Brief: Starting at the first line of the data, please print exactly those lines through the one that holds "const FONT = 'Liberation", omitting every picture.

Data provided:
----------
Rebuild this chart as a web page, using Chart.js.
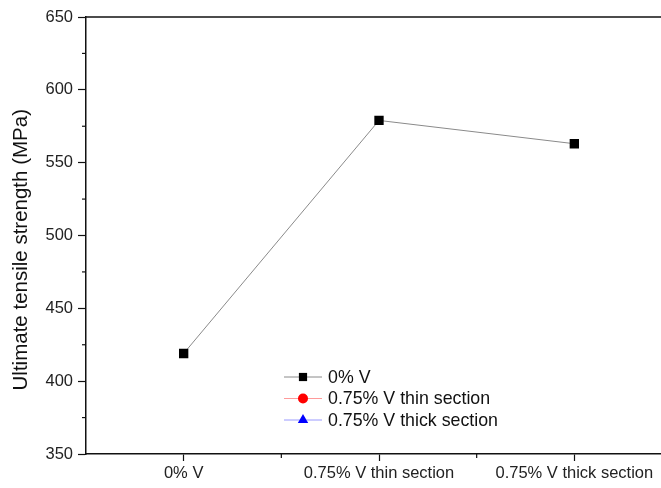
<!DOCTYPE html>
<html>
<head>
<meta charset="utf-8">
<script src="https://cdn.jsdelivr.net/npm/chart.js@4"></script>
<style>
  html, body { margin: 0; padding: 0; background: #fff; overflow: hidden; width: 661px; height: 488px; }
  #uts { display: block; }
</style>
</head>
<body>
<canvas id="uts" width="680" height="488" style="width:680px;height:488px"></canvas>
<script>
// categories and values
const categories = ['0% V', '0.75% V thin section', '0.75% V thick section'];
const uts0V = [419, 579, 563];
const utsThin = [null, null, null];   // no points visible in the figure
const utsThick = [null, null, null];  // no points visible in the figure
const seriesNames = ['0% V', '0.75% V thin section', '0.75% V thick section'];
const yTicks = [350, 400, 450, 500, 550, 600, 650];

const FONT = 'Liberation Sans, Arial, sans-serif';

// minor ticks, top frame line and legend inside the plot
const framePlugin = {
  id: 'frame',
  afterDraw(chart) {
    const ctx = chart.ctx;
    const area = chart.chartArea;
    const x = chart.scales.x, y = chart.scales.y;
    ctx.save();
    ctx.strokeStyle = '#111';
    ctx.lineWidth = 1.5;
    // top line
    ctx.beginPath();
    ctx.moveTo(area.left, area.top);
    ctx.lineTo(area.right + 5, area.top);
    ctx.stroke();
    // y minor ticks
    ctx.lineWidth = 1.2;
    for (let v = 375; v < 650; v += 50) {
      const py = y.getPixelForValue(v);
      ctx.beginPath();
      ctx.moveTo(area.left - 4, py);
      ctx.lineTo(area.left, py);
      ctx.stroke();
    }
    // x minor ticks halfway between categories
    for (let i = 0; i < categories.length - 1; i++) {
      const px = (x.getPixelForValue(i) + x.getPixelForValue(i + 1)) / 2;
      ctx.beginPath();
      ctx.moveTo(px, area.bottom);
      ctx.lineTo(px, area.bottom + 4);
      ctx.stroke();
    }
    // legend
    const lx = 284, ly = 377, rowH = 21.5;
    chart.data.datasets.forEach((ds, i) => {
      const cy = ly + i * rowH;
      ctx.strokeStyle = ds.borderColor;
      ctx.lineWidth = 1;
      ctx.beginPath();
      ctx.moveTo(lx, cy);
      ctx.lineTo(lx + 38, cy);
      ctx.stroke();
      ctx.fillStyle = ds.pointBackgroundColor;
      ctx.strokeStyle = ds.pointBackgroundColor;
      Chart.helpers.drawPoint(ctx, {
        pointStyle: ds.pointStyle,
        radius: ds.legendRadius,
        borderWidth: 0,
        rotation: 0
      }, lx + 19, cy);
      ctx.fillStyle = '#111';
      ctx.font = '17.8px ' + FONT;
      ctx.textBaseline = 'middle';
      ctx.textAlign = 'left';
      ctx.fillText(ds.label, lx + 44, cy + 1);
    });
    ctx.restore();
  }
};

new Chart(document.getElementById('uts'), {
  type: 'line',
  data: {
    labels: categories,
    datasets: [
      {
        label: seriesNames[0],
        data: uts0V,
        borderColor: '#8a8a8a',
        borderWidth: 1,
        pointStyle: 'rect',
        pointRadius: 6.6,
        pointBackgroundColor: '#000',
        pointBorderWidth: 0,
        legendRadius: 5.8
      },
      {
        label: seriesNames[1],
        data: utsThin,
        borderColor: '#ff9a9a',
        borderWidth: 1,
        pointStyle: 'circle',
        pointRadius: 5,
        pointBackgroundColor: '#ff0000',
        pointBorderWidth: 0,
        legendRadius: 5
      },
      {
        label: seriesNames[2],
        data: utsThick,
        borderColor: '#9a9aff',
        borderWidth: 1,
        pointStyle: 'triangle',
        pointRadius: 6,
        pointBackgroundColor: '#0000ff',
        pointBorderWidth: 0,
        legendRadius: 6
      }
    ]
  },
  options: {
    responsive: false,
    devicePixelRatio: 1,
    animation: false,
    layout: { padding: { left: 0, top: 17, right: 8, bottom: 0 } },
    plugins: {
      legend: { display: false },
      tooltip: { enabled: false }
    },
    scales: {
      x: {
        type: 'category',
        offset: true,
        border: { display: true, color: '#111', width: 1.5 },
        grid: { display: true, drawOnChartArea: false, tickLength: 7, tickColor: '#111', tickWidth: 1.2, offset: false },
        ticks: { color: '#222', font: { family: FONT, size: 16.5 }, padding: 3, maxRotation: 0 },
        afterFit(scale) { scale.height = 34; }
      },
      y: {
        min: 350,
        max: 650,
        border: { display: true, color: '#111', width: 1.5 },
        grid: { display: true, drawOnChartArea: false, tickLength: 8, tickColor: '#111', tickWidth: 1.2 },
        afterBuildTicks(scale) { scale.ticks = yTicks.map(v => ({ value: v })); },
        ticks: { color: '#222', font: { family: FONT, size: 16.5 }, padding: 5 },
        title: {
          display: true,
          // trailing spaces nudge the centred title down a little, like the original
          text: 'Ultimate tensile strength (MPa)     ',
          color: '#111',
          font: { family: FONT, size: 20.5 },
          padding: { top: 9 }
        },
        afterFit(scale) { scale.width = 86; }
      }
    }
  },
  plugins: [framePlugin]
});
</script>
</body>
</html>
----------
Result for this task:
Rebuild this chart as a web page, using Chart.js.
<!DOCTYPE html>
<html>
<head>
<meta charset="utf-8">
<script src="https://cdn.jsdelivr.net/npm/chart.js@4"></script>
<style>
  html, body { margin: 0; padding: 0; background: #fff; overflow: hidden; width: 661px; height: 488px; }
  #uts { display: block; }
</style>
</head>
<body>
<canvas id="uts" width="680" height="488" style="width:680px;height:488px"></canvas>
<script>
// categories and values
const categories = ['0% V', '0.75% V thin section', '0.75% V thick section'];
const uts0V = [419, 579, 563];
const utsThin = [null, null, null];   // no points visible in the figure
const utsThick = [null, null, null];  // no points visible in the figure
const seriesNames = ['0% V', '0.75% V thin section', '0.75% V thick section'];
const yTicks = [350, 400, 450, 500, 550, 600, 650];

const FONT = 'Liberation Sans, Arial, sans-serif';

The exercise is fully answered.